> _STATED TASK_: Leave out the pictures and retype only the lines from the opening line to the line that holds "1196, bottom: 859", both ends included.

= = =

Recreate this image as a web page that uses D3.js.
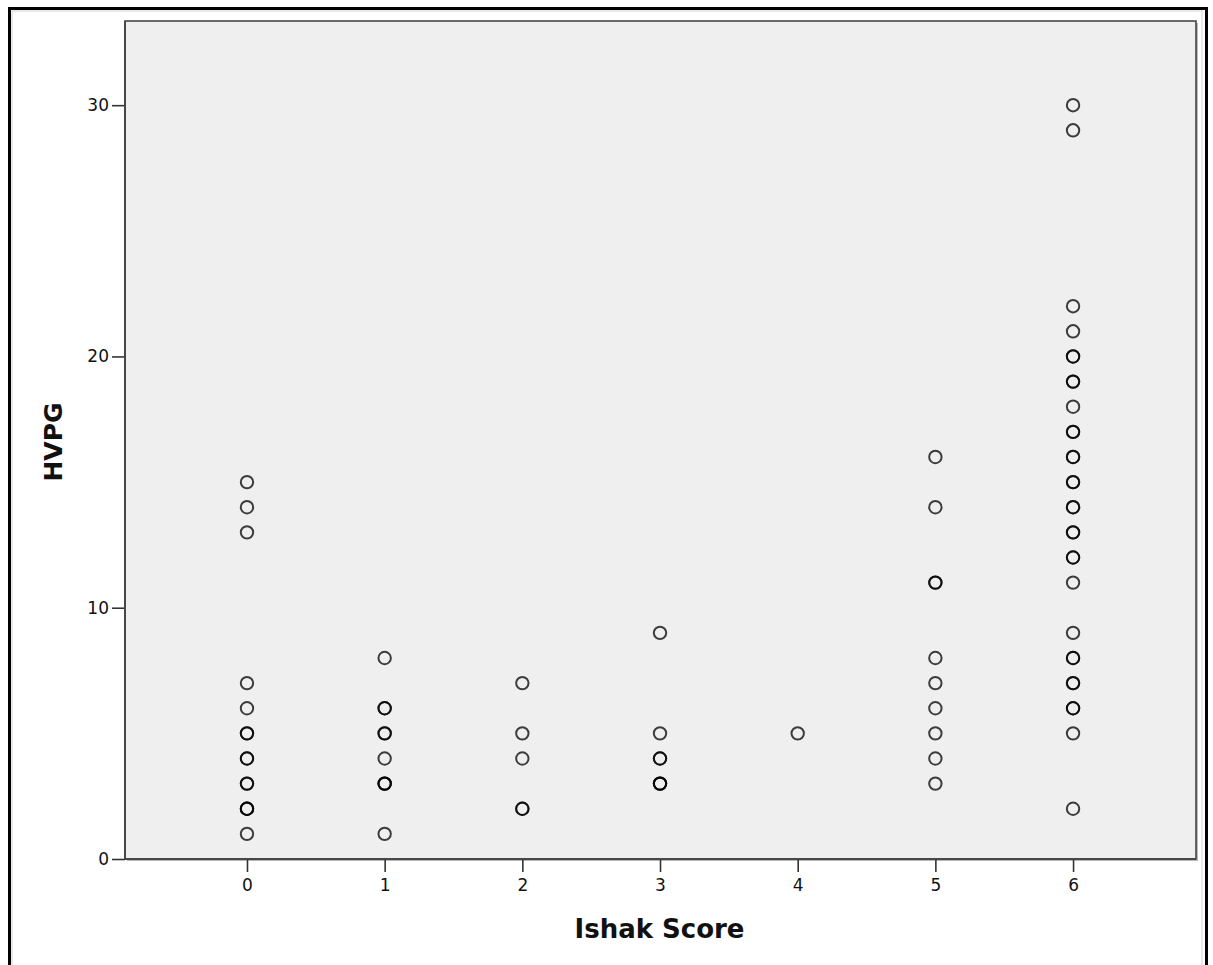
<!DOCTYPE html>
<html>
<head>
<meta charset="utf-8">
<script src="https://cdn.jsdelivr.net/npm/d3@7"></script>
<style>
  html, body { margin: 0; padding: 0; background: #fff; }
  svg { display: block; }
  text { font-family: "DejaVu Sans", Verdana, sans-serif; fill: #111; }
</style>
</head>
<body>
<svg id="chart" width="1213" height="965"></svg>
<script>
// HVPG measurements grouped by Ishak fibrosis score (repeated values overlap)
const ishak0 = [15, 14, 13, 7, 6, 5, 5, 4, 4, 3, 3, 2, 2, 2, 1];
const ishak1 = [8, 6, 6, 5, 5, 4, 3, 3, 3, 1];
const ishak2 = [7, 5, 4, 2, 2];
const ishak3 = [9, 5, 4, 4, 3, 3, 3];
const ishak4 = [5];
const ishak5 = [16, 14, 11, 11, 8, 7, 6, 5, 4, 3];
const ishak6 = [30, 29, 22, 21, 20, 20, 19, 19, 18, 17, 17, 16, 16, 15, 15, 14, 14,
                13, 13, 12, 12, 11, 9, 8, 8, 7, 7, 6, 6, 5, 2];

const xTicks = [0, 1, 2, 3, 4, 5, 6];
const yTicks = [0, 10, 20, 30];
const xTitle = "Ishak Score";
const yTitle = "HVPG";

const groups = [ishak0, ishak1, ishak2, ishak3, ishak4, ishak5, ishak6];
const points = groups.flatMap((vals, score) => vals.map(v => ({ score, hvpg: v })));

const svg = d3.select("#chart");
const plot = { left: 125, top: 21, right: 1196, bottom: 859 };

const x = d3.scaleLinear().domain([-0.886, 6.893]).range([plot.left, plot.right]);
const y = d3.scaleLinear().domain([0, 33.35]).range([plot.bottom, plot.top]);

// outer frame
svg.append("rect")
  .attr("x", 12).attr("y", 11).attr("width", 1190).attr("height", 1000)
  .attr("fill", "none").attr("stroke", "#d4d4d4").attr("stroke-width", 1);
svg.append("rect")
  .attr("x", 9.5).attr("y", 8.5).attr("width", 1197).attr("height", 1000)
  .attr("fill", "none").attr("stroke", "#000").attr("stroke-width", 3);

// plot background with soft shadow
svg.append("rect")
  .attr("x", plot.left + 2).attr("y", plot.top + 2)
  .attr("width", plot.right - plot.left).attr("height", plot.bottom - plot.top)
  .attr("fill", "#b8b8b8");
svg.append("rect")
  .attr("x", plot.left).attr("y", plot.top)
  .attr("width", plot.right - plot.left).attr("height", plot.bottom - plot.top)
  .attr("fill", "#efefef").attr("stroke", "#474747").attr("stroke-width", 1.6);

// axes
const xAxis = svg.append("g")
  .attr("transform", `translate(0,${plot.bottom})`)
  .call(d3.axisBottom(x).tickValues(xTicks).tickFormat(d3.format("d")).tickSize(13).tickPadding(7));
const yAxis = svg.append("g")
  .attr("transform", `translate(${plot.left},0)`)
  .call(d3.axisLeft(y).tickValues(yTicks).tickFormat(d3.format("d")).tickSize(13).tickPadding(3));

[xAxis, yAxis].forEach(g => {
  g.select(".domain").remove();
  g.selectAll(".tick line").attr("stroke", "#333").attr("stroke-width", 1.6);
  g.selectAll(".tick text")
    .attr("font-family", "DejaVu Sans, Verdana, sans-serif")
    .attr("font-size", 17).attr("fill", "#111");
});
// redraw the bottom and left edges above the tick stubs
svg.append("line")
  .attr("x1", plot.left).attr("x2", plot.right).attr("y1", plot.bottom).attr("y2", plot.bottom)
  .attr("stroke", "#474747").attr("stroke-width", 2);
svg.append("line")
  .attr("x1", plot.left).attr("x2", plot.left).attr("y1", plot.top).attr("y2", plot.bottom)
  .attr("stroke", "#474747").attr("stroke-width", 2);

// points
svg.append("g")
  .selectAll("circle")
  .data(points)
  .join("circle")
  .attr("cx", d => x(d.score))
  .attr("cy", d => y(d.hvpg))
  .attr("r", 6.2)
  .attr("fill", "none")
  .attr("stroke", "#000")
  .attr("stroke-opacity", 0.75)
  .attr("stroke-width", 2);

// axis titles
svg.append("text")
  .attr("x", (plot.left + plot.right) / 2 - 1)
  .attr("y", 938)
  .attr("text-anchor", "middle")
  .attr("font-weight", "bold")
  .attr("font-size", 26)
  .text(xTitle);
svg.append("text")
  .attr("transform", `translate(62,${(plot.top + plot.bottom) / 2 + 2}) rotate(-90)`)
  .attr("text-anchor", "middle")
  .attr("font-weight", "bold")
  .attr("font-size", 25)
  .text(yTitle);
</script>
</body>
</html>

= = =

> _WRITTEN REPLY_:
Recreate this image as a web page that uses D3.js.
<!DOCTYPE html>
<html>
<head>
<meta charset="utf-8">
<script src="https://cdn.jsdelivr.net/npm/d3@7"></script>
<style>
  html, body { margin: 0; padding: 0; background: #fff; }
  svg { display: block; }
  text { font-family: "DejaVu Sans", Verdana, sans-serif; fill: #111; }
</style>
</head>
<body>
<svg id="chart" width="1213" height="965"></svg>
<script>
// HVPG measurements grouped by Ishak fibrosis score (repeated values overlap)
const ishak0 = [15, 14, 13, 7, 6, 5, 5, 4, 4, 3, 3, 2, 2, 2, 1];
const ishak1 = [8, 6, 6, 5, 5, 4, 3, 3, 3, 1];
const ishak2 = [7, 5, 4, 2, 2];
const ishak3 = [9, 5, 4, 4, 3, 3, 3];
const ishak4 = [5];
const ishak5 = [16, 14, 11, 11, 8, 7, 6, 5, 4, 3];
const ishak6 = [30, 29, 22, 21, 20, 20, 19, 19, 18, 17, 17, 16, 16, 15, 15, 14, 14,
                13, 13, 12, 12, 11, 9, 8, 8, 7, 7, 6, 6, 5, 2];

const xTicks = [0, 1, 2, 3, 4, 5, 6];
const yTicks = [0, 10, 20, 30];
const xTitle = "Ishak Score";
const yTitle = "HVPG";

const groups = [ishak0, ishak1, ishak2, ishak3, ishak4, ishak5, ishak6];
const points = groups.flatMap((vals, score) => vals.map(v => ({ score, hvpg: v })));

const svg = d3.select("#chart");
const plot = { left: 125, top: 21, right: 1196, bottom: 859 };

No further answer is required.